• Exercise goal
Using the listing below, give again exactly the lines from the line with "Output the web" to the line with "const income2016 = [0.48, 0.45, 0.5];", inclusive, without the pictures.

• Data extract
= = = = = = =

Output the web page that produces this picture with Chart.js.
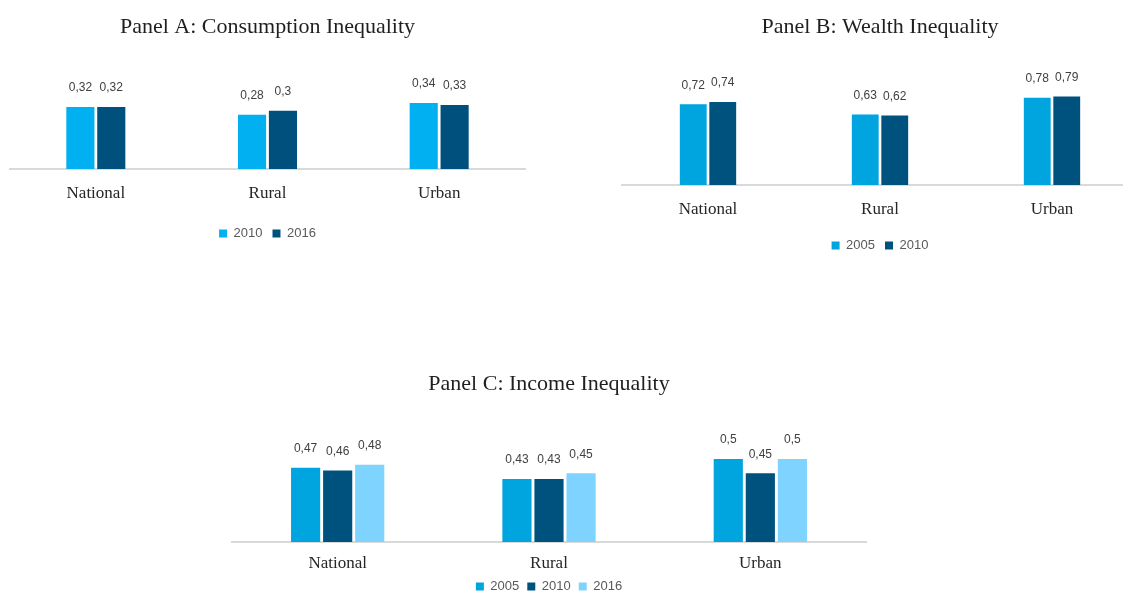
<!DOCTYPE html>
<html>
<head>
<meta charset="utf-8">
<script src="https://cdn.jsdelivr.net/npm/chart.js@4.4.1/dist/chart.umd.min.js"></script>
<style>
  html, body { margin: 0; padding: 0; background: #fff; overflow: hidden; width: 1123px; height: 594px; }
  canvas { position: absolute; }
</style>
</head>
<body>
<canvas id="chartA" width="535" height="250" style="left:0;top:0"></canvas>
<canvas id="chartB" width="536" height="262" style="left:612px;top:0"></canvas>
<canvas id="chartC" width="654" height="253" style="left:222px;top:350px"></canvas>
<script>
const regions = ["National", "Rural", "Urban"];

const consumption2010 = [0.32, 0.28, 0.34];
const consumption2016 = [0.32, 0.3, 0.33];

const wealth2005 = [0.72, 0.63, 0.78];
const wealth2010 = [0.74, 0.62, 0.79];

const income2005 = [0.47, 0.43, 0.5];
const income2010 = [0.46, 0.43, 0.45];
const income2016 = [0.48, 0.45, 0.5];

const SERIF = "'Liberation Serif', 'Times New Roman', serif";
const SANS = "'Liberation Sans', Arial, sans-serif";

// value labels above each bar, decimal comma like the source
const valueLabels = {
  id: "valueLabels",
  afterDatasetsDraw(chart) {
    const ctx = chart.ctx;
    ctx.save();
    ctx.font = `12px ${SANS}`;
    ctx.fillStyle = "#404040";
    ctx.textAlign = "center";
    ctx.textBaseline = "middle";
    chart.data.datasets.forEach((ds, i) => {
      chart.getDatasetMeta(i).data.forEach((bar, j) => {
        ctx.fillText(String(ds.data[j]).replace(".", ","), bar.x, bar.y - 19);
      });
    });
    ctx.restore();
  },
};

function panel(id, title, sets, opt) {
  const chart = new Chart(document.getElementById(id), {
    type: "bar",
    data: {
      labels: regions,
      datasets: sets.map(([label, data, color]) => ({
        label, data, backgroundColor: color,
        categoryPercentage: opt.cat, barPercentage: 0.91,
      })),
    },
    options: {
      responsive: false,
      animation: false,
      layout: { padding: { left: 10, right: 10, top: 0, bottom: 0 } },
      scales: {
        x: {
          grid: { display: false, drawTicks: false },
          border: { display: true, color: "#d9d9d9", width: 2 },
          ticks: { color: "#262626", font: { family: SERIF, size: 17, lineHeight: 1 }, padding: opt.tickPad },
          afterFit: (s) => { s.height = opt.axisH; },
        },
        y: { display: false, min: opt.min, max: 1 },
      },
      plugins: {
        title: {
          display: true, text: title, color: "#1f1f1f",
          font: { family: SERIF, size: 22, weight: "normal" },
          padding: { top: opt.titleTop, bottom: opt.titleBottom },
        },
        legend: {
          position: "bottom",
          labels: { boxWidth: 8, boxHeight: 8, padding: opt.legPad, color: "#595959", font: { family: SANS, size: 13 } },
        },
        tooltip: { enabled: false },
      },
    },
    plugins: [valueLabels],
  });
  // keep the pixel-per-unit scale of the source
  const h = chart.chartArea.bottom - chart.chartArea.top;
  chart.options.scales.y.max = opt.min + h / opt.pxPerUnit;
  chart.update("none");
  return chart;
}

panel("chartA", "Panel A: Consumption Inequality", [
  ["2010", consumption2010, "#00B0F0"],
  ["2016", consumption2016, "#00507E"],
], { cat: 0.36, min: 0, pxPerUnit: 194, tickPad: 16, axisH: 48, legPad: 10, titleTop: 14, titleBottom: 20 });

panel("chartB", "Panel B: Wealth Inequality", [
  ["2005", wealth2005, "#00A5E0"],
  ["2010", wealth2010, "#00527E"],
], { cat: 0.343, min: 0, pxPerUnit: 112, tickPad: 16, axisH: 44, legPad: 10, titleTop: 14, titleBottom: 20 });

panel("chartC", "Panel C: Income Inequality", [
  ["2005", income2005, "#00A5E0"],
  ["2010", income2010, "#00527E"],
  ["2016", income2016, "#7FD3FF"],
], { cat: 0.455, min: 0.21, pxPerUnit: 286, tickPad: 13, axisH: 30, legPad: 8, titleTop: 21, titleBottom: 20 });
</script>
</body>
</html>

= = = = = = =

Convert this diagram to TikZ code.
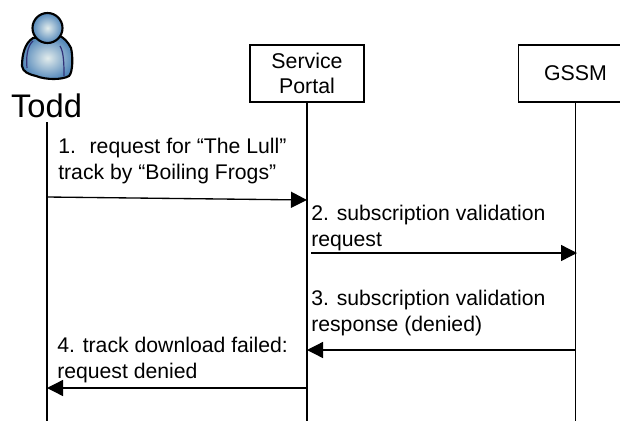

= = = = = = =

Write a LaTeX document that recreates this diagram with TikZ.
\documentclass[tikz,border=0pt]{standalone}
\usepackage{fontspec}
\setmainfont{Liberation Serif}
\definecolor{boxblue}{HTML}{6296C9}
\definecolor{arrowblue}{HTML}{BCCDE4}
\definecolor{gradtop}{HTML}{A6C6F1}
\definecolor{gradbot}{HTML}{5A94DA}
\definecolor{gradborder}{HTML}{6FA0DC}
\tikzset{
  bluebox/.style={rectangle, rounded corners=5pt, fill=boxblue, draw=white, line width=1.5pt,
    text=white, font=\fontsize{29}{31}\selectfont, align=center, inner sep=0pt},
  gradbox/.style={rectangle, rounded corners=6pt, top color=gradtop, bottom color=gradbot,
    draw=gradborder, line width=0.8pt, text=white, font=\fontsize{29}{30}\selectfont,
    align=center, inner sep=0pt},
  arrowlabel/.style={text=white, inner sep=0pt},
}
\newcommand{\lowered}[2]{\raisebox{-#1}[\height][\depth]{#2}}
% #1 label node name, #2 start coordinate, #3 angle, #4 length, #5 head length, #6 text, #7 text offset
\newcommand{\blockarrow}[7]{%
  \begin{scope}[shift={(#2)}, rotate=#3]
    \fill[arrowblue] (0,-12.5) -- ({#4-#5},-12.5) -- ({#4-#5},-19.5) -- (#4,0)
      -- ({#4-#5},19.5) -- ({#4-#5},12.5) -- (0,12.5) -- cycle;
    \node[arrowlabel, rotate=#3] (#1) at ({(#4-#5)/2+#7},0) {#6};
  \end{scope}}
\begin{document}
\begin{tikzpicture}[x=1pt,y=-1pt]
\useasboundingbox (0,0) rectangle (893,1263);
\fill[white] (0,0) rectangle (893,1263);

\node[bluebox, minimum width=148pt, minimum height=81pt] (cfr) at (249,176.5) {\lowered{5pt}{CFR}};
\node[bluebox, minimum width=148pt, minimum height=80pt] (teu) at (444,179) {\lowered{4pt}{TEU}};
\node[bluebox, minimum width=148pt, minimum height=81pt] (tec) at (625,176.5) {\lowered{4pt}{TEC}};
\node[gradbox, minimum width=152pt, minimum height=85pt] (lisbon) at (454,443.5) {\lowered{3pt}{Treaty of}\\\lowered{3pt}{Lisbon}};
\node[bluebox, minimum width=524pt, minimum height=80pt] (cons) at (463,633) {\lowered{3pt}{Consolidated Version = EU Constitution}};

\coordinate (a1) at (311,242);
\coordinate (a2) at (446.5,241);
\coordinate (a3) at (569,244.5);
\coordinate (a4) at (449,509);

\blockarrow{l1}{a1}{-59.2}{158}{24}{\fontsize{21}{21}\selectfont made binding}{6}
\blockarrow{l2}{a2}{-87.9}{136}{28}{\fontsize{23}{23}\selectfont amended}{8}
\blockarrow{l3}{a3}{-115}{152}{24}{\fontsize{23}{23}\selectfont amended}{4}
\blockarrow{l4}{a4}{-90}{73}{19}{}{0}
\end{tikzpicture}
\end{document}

= = = = = = =

• Full response
Output the web page that produces this picture with Chart.js.
<!DOCTYPE html>
<html>
<head>
<meta charset="utf-8">
<script src="https://cdn.jsdelivr.net/npm/chart.js@4.4.1/dist/chart.umd.min.js"></script>
<style>
  html, body { margin: 0; padding: 0; background: #fff; overflow: hidden; width: 1123px; height: 594px; }
  canvas { position: absolute; }
</style>
</head>
<body>
<canvas id="chartA" width="535" height="250" style="left:0;top:0"></canvas>
<canvas id="chartB" width="536" height="262" style="left:612px;top:0"></canvas>
<canvas id="chartC" width="654" height="253" style="left:222px;top:350px"></canvas>
<script>
const regions = ["National", "Rural", "Urban"];

const consumption2010 = [0.32, 0.28, 0.34];
const consumption2016 = [0.32, 0.3, 0.33];

const wealth2005 = [0.72, 0.63, 0.78];
const wealth2010 = [0.74, 0.62, 0.79];

const income2005 = [0.47, 0.43, 0.5];
const income2010 = [0.46, 0.43, 0.45];
const income2016 = [0.48, 0.45, 0.5];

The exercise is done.